Copy out the lines that have "Output" in them.
START LISTED ENTRIES
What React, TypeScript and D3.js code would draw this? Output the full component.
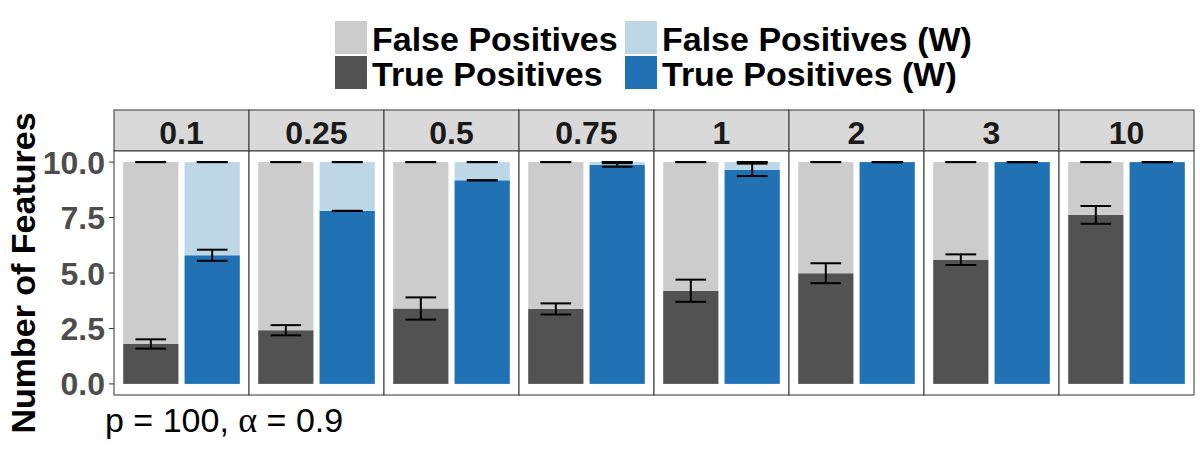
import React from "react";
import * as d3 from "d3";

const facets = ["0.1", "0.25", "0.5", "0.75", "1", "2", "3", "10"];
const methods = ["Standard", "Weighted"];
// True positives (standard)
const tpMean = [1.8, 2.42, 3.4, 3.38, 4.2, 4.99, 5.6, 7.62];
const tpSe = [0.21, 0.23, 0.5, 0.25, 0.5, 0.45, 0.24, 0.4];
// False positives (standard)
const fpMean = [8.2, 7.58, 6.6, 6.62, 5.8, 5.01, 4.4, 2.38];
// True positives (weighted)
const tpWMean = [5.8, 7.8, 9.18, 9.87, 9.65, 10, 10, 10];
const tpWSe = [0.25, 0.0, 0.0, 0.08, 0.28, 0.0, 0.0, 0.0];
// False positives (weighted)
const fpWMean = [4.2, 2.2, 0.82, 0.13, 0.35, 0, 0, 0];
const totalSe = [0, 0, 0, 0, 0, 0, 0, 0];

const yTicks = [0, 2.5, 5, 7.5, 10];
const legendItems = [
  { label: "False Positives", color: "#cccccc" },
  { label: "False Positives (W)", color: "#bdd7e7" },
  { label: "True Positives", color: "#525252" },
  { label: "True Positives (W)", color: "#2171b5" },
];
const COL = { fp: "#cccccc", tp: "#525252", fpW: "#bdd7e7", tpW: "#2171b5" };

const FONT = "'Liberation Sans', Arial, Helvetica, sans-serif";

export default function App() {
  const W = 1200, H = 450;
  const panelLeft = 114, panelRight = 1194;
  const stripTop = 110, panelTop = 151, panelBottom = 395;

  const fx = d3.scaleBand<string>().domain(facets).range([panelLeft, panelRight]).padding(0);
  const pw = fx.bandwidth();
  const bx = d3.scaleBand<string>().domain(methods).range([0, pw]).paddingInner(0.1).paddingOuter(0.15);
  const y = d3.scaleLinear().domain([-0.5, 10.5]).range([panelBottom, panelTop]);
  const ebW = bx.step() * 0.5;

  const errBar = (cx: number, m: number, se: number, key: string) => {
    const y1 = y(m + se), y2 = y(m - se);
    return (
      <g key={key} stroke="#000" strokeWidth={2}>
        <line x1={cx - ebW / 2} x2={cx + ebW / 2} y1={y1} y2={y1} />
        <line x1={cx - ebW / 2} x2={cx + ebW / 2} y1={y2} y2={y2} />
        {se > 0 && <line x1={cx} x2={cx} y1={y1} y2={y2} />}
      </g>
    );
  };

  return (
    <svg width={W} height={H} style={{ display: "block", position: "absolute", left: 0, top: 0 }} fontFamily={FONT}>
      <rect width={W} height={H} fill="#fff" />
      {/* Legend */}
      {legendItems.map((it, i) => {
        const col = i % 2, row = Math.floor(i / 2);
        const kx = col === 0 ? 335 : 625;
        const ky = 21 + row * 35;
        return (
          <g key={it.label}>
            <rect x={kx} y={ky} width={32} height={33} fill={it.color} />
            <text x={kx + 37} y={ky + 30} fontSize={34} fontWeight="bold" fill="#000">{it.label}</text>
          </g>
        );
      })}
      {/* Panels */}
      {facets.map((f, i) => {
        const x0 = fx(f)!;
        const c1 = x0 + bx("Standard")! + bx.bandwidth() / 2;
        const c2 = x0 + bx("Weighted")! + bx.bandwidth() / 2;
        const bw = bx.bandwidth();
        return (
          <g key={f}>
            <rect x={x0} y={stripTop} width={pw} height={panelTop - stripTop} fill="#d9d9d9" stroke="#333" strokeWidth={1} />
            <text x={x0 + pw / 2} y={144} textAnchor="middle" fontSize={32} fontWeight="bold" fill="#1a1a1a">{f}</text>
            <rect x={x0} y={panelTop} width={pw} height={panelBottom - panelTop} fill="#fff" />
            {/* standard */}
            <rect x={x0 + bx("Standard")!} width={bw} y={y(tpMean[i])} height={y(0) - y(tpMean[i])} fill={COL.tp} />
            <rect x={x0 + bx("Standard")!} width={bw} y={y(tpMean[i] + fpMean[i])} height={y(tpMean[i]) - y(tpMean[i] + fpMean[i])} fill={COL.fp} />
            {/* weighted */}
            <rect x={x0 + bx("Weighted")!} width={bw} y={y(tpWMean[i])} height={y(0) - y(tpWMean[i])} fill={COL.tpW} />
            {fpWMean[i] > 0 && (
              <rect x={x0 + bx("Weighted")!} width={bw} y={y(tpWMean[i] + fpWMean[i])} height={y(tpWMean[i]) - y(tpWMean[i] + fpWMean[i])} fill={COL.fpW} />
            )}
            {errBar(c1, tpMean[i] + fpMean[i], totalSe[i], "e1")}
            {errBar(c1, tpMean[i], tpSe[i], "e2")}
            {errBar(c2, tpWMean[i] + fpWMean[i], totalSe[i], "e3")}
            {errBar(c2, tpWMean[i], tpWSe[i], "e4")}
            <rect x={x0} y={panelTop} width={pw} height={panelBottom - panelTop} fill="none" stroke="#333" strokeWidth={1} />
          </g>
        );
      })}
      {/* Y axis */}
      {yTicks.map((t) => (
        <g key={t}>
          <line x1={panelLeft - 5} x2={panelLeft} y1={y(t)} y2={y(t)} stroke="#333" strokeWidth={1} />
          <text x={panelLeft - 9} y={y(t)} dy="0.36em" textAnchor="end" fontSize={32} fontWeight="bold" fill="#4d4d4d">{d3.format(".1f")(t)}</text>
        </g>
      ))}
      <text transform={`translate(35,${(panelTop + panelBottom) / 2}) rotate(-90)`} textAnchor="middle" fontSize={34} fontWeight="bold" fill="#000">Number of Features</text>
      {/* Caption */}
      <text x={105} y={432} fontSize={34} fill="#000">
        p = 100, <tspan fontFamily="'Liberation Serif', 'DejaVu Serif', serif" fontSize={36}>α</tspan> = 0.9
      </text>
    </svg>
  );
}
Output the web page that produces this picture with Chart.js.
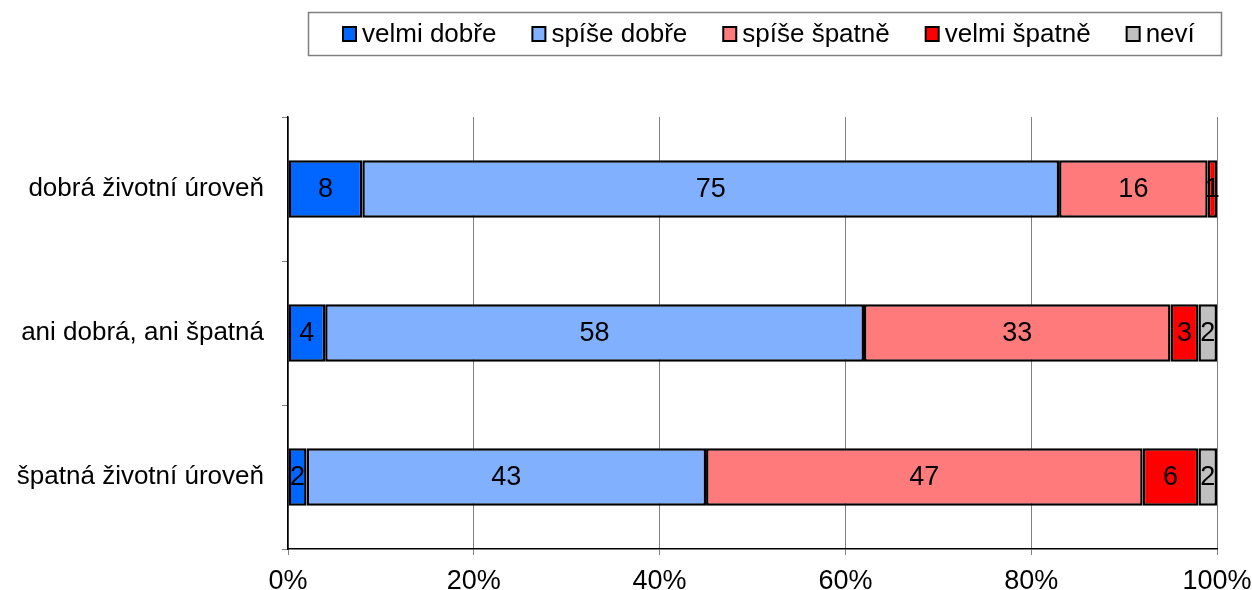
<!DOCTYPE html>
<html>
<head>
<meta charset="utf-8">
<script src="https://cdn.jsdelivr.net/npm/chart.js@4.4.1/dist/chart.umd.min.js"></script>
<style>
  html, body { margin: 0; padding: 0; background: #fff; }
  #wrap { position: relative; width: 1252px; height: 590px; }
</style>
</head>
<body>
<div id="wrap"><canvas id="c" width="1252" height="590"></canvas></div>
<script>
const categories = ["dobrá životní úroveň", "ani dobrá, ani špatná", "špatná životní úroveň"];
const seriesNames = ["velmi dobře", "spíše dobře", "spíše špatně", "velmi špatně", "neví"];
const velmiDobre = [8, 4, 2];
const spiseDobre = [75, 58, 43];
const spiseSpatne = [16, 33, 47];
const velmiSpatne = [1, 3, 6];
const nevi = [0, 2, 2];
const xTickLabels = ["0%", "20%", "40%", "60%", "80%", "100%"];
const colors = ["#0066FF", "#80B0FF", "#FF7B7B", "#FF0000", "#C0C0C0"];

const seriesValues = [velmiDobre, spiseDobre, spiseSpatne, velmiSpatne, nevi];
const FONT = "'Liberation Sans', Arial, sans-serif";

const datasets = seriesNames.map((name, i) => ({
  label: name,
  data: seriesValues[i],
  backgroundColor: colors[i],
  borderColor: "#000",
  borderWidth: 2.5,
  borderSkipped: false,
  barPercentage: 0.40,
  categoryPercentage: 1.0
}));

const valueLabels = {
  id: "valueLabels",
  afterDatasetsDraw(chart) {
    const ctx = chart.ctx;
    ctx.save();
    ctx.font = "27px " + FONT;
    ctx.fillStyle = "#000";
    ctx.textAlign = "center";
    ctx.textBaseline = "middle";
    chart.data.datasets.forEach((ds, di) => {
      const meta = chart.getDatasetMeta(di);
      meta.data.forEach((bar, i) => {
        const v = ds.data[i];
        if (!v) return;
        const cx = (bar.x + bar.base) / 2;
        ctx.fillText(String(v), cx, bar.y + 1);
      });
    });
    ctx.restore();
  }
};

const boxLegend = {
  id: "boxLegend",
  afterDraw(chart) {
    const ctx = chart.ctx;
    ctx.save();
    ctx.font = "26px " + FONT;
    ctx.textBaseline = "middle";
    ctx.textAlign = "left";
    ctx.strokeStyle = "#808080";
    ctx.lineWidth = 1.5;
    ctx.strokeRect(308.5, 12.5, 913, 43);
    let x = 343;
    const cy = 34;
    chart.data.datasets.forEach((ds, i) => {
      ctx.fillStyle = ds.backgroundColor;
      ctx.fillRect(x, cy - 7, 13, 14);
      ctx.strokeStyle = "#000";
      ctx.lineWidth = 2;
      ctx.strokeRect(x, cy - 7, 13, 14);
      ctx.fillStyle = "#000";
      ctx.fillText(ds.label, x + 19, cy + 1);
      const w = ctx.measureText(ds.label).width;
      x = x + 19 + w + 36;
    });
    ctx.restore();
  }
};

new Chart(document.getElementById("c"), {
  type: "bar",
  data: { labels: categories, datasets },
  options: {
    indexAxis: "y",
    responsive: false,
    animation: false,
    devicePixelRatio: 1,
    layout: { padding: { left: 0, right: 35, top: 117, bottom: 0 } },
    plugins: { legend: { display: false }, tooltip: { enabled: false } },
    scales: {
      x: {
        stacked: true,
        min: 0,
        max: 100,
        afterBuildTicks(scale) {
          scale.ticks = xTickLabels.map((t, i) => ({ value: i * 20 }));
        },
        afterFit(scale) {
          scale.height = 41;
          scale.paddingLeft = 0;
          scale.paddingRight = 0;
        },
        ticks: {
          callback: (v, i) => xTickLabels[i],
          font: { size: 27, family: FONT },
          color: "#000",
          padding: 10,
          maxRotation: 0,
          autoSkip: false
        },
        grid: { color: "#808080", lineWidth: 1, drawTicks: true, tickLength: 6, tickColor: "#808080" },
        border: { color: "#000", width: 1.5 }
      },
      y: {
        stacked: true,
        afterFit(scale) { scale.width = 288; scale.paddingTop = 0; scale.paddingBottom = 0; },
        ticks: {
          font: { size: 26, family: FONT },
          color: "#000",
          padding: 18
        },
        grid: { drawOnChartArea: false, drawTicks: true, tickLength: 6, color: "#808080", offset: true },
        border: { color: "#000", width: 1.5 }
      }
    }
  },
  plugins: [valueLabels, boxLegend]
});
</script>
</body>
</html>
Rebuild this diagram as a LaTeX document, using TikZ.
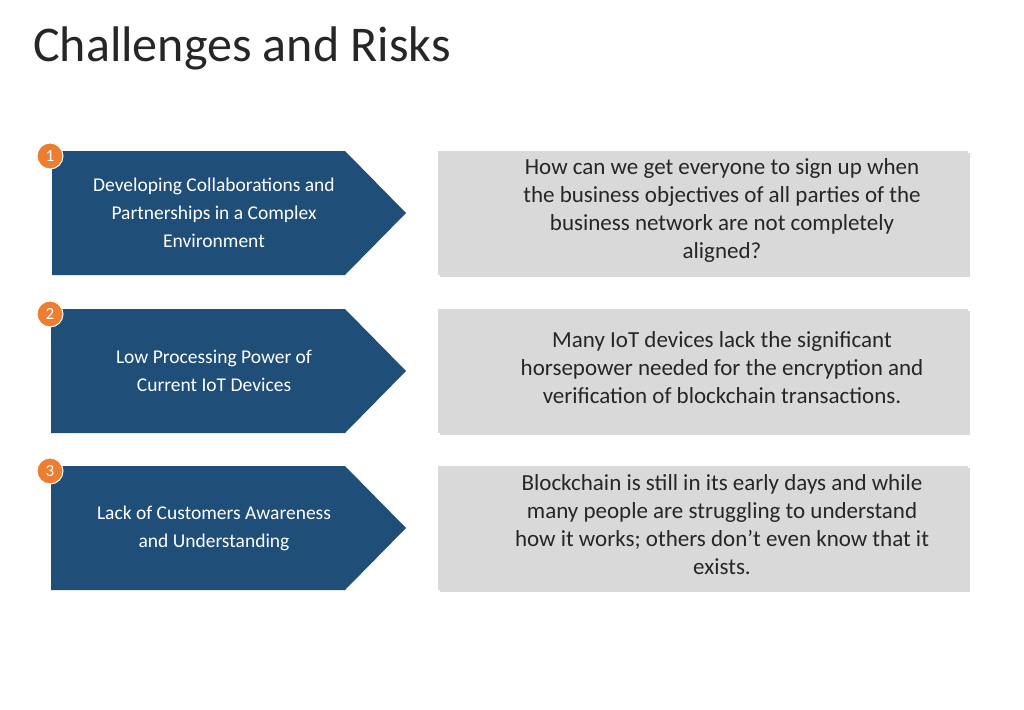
END LISTED ENTRIES
FULL SOLUTION:
What React, TypeScript and D3.js code would draw this? Output the full component.
Output the web page that produces this picture with Chart.js.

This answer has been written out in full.